Disclaimer: I speak, write and dream in English. I can’t live in any other language, because I’m a typical American. So I don’t nurture any hidden biases for other, more subversive tongues.

But, English first! Once you hit California, drive through Arizona, New Mexico and get lost amid the stupefying splendor of the American southwest, the absurdity of the proposition becomes plain as the ‘Los” in Los Angeles, the “San” in San Francisco.

Take California. Please. Ha. Ha. Only a Tea Partier would smile at the silly Henny Youngman reference.

All up and down El Camino Real, the old Royal Road that stretched from San Diego to Sonoma, the story’s the same. Or at least it’s in the same language.
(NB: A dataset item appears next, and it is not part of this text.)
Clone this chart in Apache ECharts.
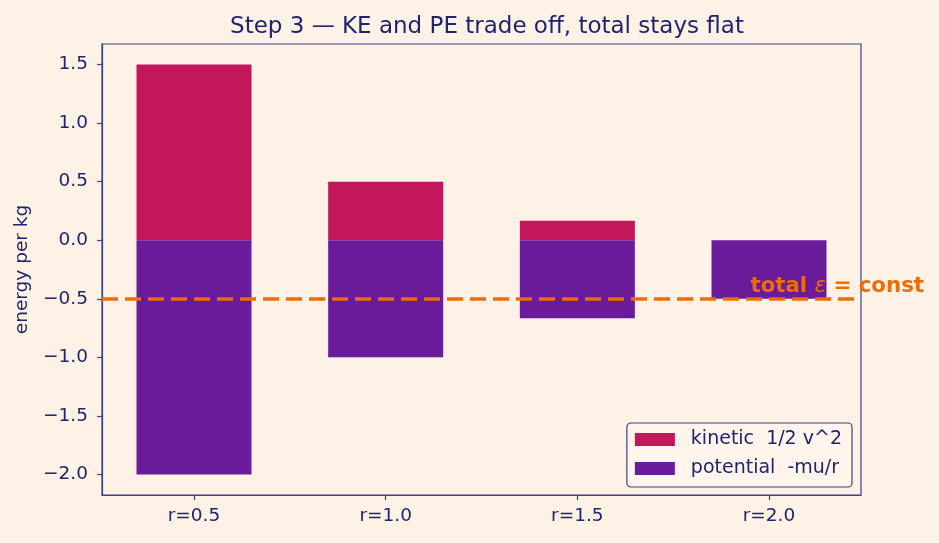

San Francisco. Los Angeles. San Diego.

San Jose. Santa Clara. Santa Barbara.

Santa Rosa, San Leandro, San Mateo.

Paso Robles, San Luis Obispo, San Rafael.

That’s just off the top of my addled head.

You get the idea. If you are culturally disposed to overlook the fact that all these places were inhabited by Indian peoples before the Europeans arrived with their galleons and their guns, you can at least pay heed to the obviousness of geographical language.

San. Santa. San. Los. Que paso, amigo?

I know the academic pursuit of history’s not high on the know-nothing agenda, but … Lesson No. 1: The goddamn Spaniards got here first. And they, in typical human fashion, were the first to try to drive the Indians into the sea, earth, or whatever was handy.

Had we not stolen, through a war as unfounded and immoral as any George Bush started and Barack Obama perpetuated, the whole of the southwest, the fire-eaters in Arizona who champion draconian immigration laws would be, that’s right, Mexicans.

Maybe it’s time to consider radical solutions to intractable immigration problems. Maybe we should offer at least Arizona back to Mexico as a goodwill gesture. Then we erect a wing of that goddamn hate wall right in the heart the southwest, delivering Jan Brewer & Co. the Mexican nightmare they so richly deserve.

Jan can then can make a deal with Chapo Guzman and the Sinoloa Cartel, or she can become a casualty of doing business as usual.

English first? Come on, nitwits.

English was not the first, nor the second, language spoken in many lands that comprise the United States of America? English, increasingly, is not the first language spoken by many of the people who inhabit those lands now. These people work, pay taxes, and raise their children as Americans on American soil. Do they really have to endure the nativist ire of the Tea Party mind?

English first? This is not just a 21st century phenomenon.

The Tea Partiers’ spiritual ancestors are the Know Nothings of the mid-19th century. They reacted viscerally, with violence and vehemence, to the immigration of Irish and German Catholics. Your basic white-on-white hatred.

English first, my ass.

Well, that’s what you get when you mix one dose of simmering indignation with one dose psychoactive drug and one cup of $2 wine.